Carvahlo’s suggestion that both sides need more education also needs to be examined. Cyclists are legally required,* and expected by motorists, to ride in poorly designed bike lanes that present a serious dooring risk, so they are regularly advised by cycling groups to stick to the right side of the lane away from the dooring zone. Motorists, on the other hand, are mostly uninformed about the serious danger they present when exiting a vehicle without checking behind them. Education and awareness are definitely required on both sides, but it’s on the motorist side where it’s seriously lacking. Hence the new penalties.

It would be possible to take these comments with (to borrow Rowland’s phrase) a sack of salt, but cyclists who have been involved in or witnessed a dooring incident would perhaps beg to disagree. Rowland and Carvalho were wrong on this issue and made light of an extremely serious concern for regular bike commuters.
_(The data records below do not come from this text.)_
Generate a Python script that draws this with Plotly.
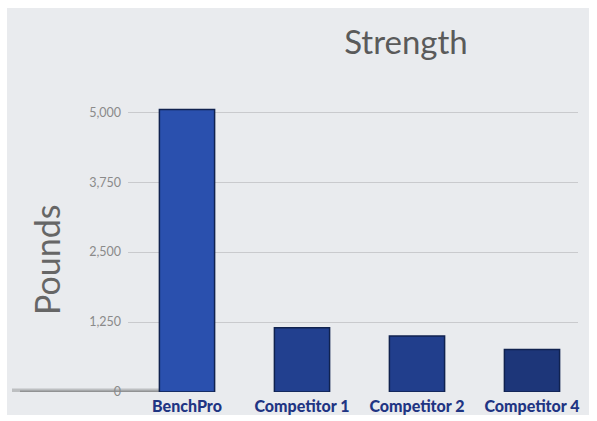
import plotly.graph_objects as go

categories = ["BenchPro", "Competitor 1", "Competitor 2", "Competitor 4"]
pounds = [5050, 1150, 1000, 760]
tick_vals = [0, 1250, 2500, 3750, 5000]
tick_text = ["0", "1,250", "2,500", "3,750", "5,000"]

bar_colors = ["#2a50ae", "#22408f", "#213e8c", "#1d3679"]

fig = go.Figure()
fig.add_trace(go.Bar(
    x=categories, y=pounds,
    width=0.48,
    marker=dict(color=bar_colors, line=dict(color="#10224f", width=1.5)),
    hoverinfo="x+y",
))

W, H = 597, 421
ml, mr, mt, mb = 128, 19, 101, 29
pw, ph = W - ml - mr, H - mt - mb

fig.update_layout(
    width=W, height=H,
    margin=dict(l=ml, r=mr, t=mt, b=mb),
    paper_bgcolor="#ffffff",
    plot_bgcolor="rgba(0,0,0,0)",
    showlegend=False,
    title=dict(text="Strength", x=0.68, xanchor="center", y=0.9, yanchor="middle",
               font=dict(family="Lato, Open Sans, sans-serif", size=33, color="#5a5a5a")),
    font=dict(family="Lato, Open Sans, sans-serif"),
    xaxis=dict(
        automargin=False,
        range=[-0.513, 3.4],
        showgrid=False, showline=False, zeroline=False, ticks="",
        tickfont=dict(size=16, color="#1f3583", family="Lato, sans-serif", weight=900),
        ticklabelstandoff=3,
    ),
    yaxis=dict(
        automargin=False,
        range=[0, 5200],
        tickvals=tick_vals, ticktext=tick_text,
        showgrid=True, gridcolor="#c9cacd", gridwidth=1.2,
        zeroline=False, showline=False, ticks="",
        tickfont=dict(size=12.5, color="#8a8a8a"),
        ticklabelstandoff=6,
    ),
    annotations=[
        dict(text="Pounds", textangle=-90, showarrow=False,
             xref="paper", yref="paper",
             x=(46 - ml) / pw, y=(392 - 260) / ph,
             xanchor="center", yanchor="middle",
             font=dict(size=34, color="#666666")),
    ],
    shapes=[
        # grey slide background inside white border
        dict(type="rect", xref="paper", yref="paper", layer="below",
             x0=(7 - ml) / pw, x1=(W - 8 - ml) / pw,
             y0=-(mb - 6) / ph, y1=1 + (mt - 8) / ph,
             fillcolor="#e9ebee", line=dict(width=0)),
        # floor shadow at zero
        dict(type="line", xref="paper", yref="y", layer="below",
             x0=(12 - ml) / pw, x1=0.08, y0=0, y1=0,
             line=dict(color="rgba(110,110,110,0.35)", width=7)),
        dict(type="line", xref="paper", yref="y", layer="below",
             x0=(20 - ml) / pw, x1=0.08, y0=0, y1=0,
             line=dict(color="rgba(90,90,90,0.45)", width=3)),
    ],
)

fig.write_html("out.html", config={"displayModeBar": False},
               post_script="document.body.style.margin='0';")
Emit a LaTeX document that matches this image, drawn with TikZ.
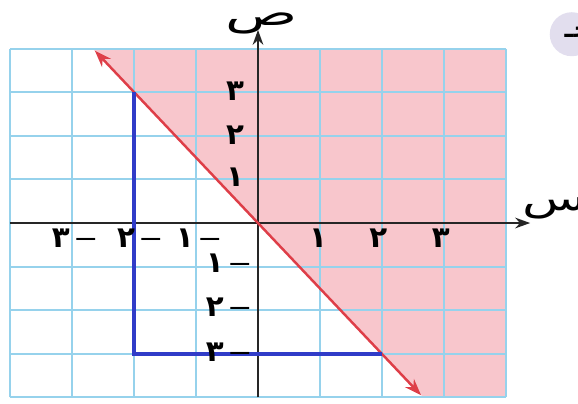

*s247 of the Road Rules 2009 requires cyclists to stay in the bike lane ‘unless impracticable.’ Arguably this could extend to unsafe bike lanes, but it needs to be clarified.

 Posted by at 8:00 am

  5 Responses to “Dooring is always the motorist’s fault”

  1. As a car driver, I believe it is my responsibilty to check behind before opening the door. I have nearly wiped out car doors on parked vehicles when reverse parking, by pulling parallel before reversing. Drivers throw open their doors without looking. If they don’t see a car, then they won’t see a bike. We should treat our cars as if they were a deadly weapon, because that is what they are!

  2. From @BreakfastNews on twitter:
    There was an on-air correction on #dooring this morning, and you can find it on our Facebook page: @hmoffat @freyja_m

  3. Well isn’t that a kick in the crutch to all the good work that’s being done towards rider safety.

    I can only think the presenters have no idea what dooring is and thought he was talking about all car and bike accidents.

  4. well, I guess there must some cyclists out there who open parked car doors wilfully as they ride past and thereby slam into them….
    What an absolutely stupid on air comment to make.
    Are they suggesting that cyclists are riding too close to parked cars? Is that it?
    I wasnt aware there was a legal distance involved? if not, then shut up and blame the person opening their door onto the road side without checking first. And make the fine big so that it fits the crime of injuring or killing an innocent cyclist.

  5. Typical ill-informed comment by presenters whose only job is to fill dead air time with inane chatter. There are lots of bike accidents where the rider can be partly or wholly at fault but dooring is not one of them.